>> Start

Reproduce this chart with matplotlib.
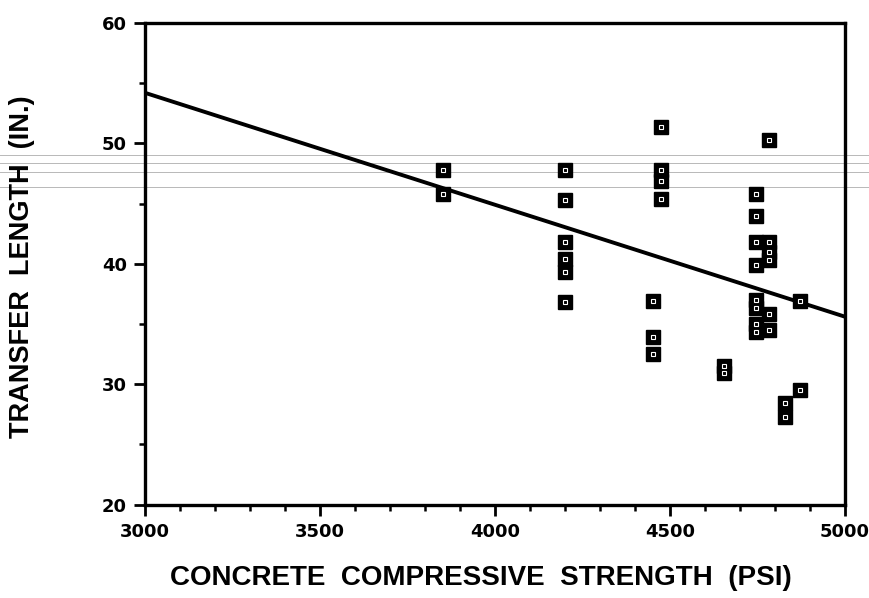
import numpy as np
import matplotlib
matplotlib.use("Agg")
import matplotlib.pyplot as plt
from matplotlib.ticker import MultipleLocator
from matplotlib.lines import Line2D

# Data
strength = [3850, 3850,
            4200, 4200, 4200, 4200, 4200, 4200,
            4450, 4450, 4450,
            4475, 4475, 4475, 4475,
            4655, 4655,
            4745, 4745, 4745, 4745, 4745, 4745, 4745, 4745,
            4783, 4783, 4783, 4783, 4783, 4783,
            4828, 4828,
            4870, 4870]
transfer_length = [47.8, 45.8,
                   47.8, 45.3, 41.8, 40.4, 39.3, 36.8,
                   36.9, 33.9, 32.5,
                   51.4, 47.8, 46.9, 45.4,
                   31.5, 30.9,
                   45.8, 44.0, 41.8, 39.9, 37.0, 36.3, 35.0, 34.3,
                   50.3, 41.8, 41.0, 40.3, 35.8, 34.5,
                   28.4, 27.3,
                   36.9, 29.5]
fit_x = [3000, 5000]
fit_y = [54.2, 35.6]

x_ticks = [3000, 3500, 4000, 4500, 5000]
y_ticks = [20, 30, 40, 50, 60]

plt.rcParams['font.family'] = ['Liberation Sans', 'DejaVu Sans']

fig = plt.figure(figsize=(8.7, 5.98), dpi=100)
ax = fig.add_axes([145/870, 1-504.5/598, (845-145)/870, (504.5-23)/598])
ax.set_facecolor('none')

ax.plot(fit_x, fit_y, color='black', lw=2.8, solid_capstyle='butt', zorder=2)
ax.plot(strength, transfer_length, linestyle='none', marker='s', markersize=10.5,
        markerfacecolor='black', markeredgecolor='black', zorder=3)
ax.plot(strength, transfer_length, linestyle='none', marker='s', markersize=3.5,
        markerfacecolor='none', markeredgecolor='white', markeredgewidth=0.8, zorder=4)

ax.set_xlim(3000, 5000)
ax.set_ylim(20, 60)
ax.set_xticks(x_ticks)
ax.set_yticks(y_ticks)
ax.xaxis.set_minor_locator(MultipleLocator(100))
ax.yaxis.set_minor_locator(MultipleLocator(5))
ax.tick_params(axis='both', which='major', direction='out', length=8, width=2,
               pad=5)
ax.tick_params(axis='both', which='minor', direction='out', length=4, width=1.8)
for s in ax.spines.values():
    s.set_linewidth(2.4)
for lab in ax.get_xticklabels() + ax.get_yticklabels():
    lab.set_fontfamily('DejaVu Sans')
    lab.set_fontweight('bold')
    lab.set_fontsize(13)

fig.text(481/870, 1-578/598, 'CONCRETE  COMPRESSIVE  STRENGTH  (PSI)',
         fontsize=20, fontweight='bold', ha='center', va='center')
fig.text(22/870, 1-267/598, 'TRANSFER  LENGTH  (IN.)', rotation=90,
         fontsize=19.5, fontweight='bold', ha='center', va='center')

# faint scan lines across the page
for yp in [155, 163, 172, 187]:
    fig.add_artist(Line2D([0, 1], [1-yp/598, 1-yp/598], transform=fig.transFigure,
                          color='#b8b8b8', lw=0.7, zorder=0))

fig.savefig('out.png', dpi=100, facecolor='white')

>> End

WHAT IS EXPECTED:
Restate, line by line and word for word, everything from the top of the material through the line that contains "ax.set_facecolor('none')". Leave pictures out.

THE REPLY:
Reproduce this chart with matplotlib.
import numpy as np
import matplotlib
matplotlib.use("Agg")
import matplotlib.pyplot as plt
from matplotlib.ticker import MultipleLocator
from matplotlib.lines import Line2D

# Data
strength = [3850, 3850,
            4200, 4200, 4200, 4200, 4200, 4200,
            4450, 4450, 4450,
            4475, 4475, 4475, 4475,
            4655, 4655,
            4745, 4745, 4745, 4745, 4745, 4745, 4745, 4745,
            4783, 4783, 4783, 4783, 4783, 4783,
            4828, 4828,
            4870, 4870]
transfer_length = [47.8, 45.8,
                   47.8, 45.3, 41.8, 40.4, 39.3, 36.8,
                   36.9, 33.9, 32.5,
                   51.4, 47.8, 46.9, 45.4,
                   31.5, 30.9,
                   45.8, 44.0, 41.8, 39.9, 37.0, 36.3, 35.0, 34.3,
                   50.3, 41.8, 41.0, 40.3, 35.8, 34.5,
                   28.4, 27.3,
                   36.9, 29.5]
fit_x = [3000, 5000]
fit_y = [54.2, 35.6]

x_ticks = [3000, 3500, 4000, 4500, 5000]
y_ticks = [20, 30, 40, 50, 60]

plt.rcParams['font.family'] = ['Liberation Sans', 'DejaVu Sans']

fig = plt.figure(figsize=(8.7, 5.98), dpi=100)
ax = fig.add_axes([145/870, 1-504.5/598, (845-145)/870, (504.5-23)/598])
ax.set_facecolor('none')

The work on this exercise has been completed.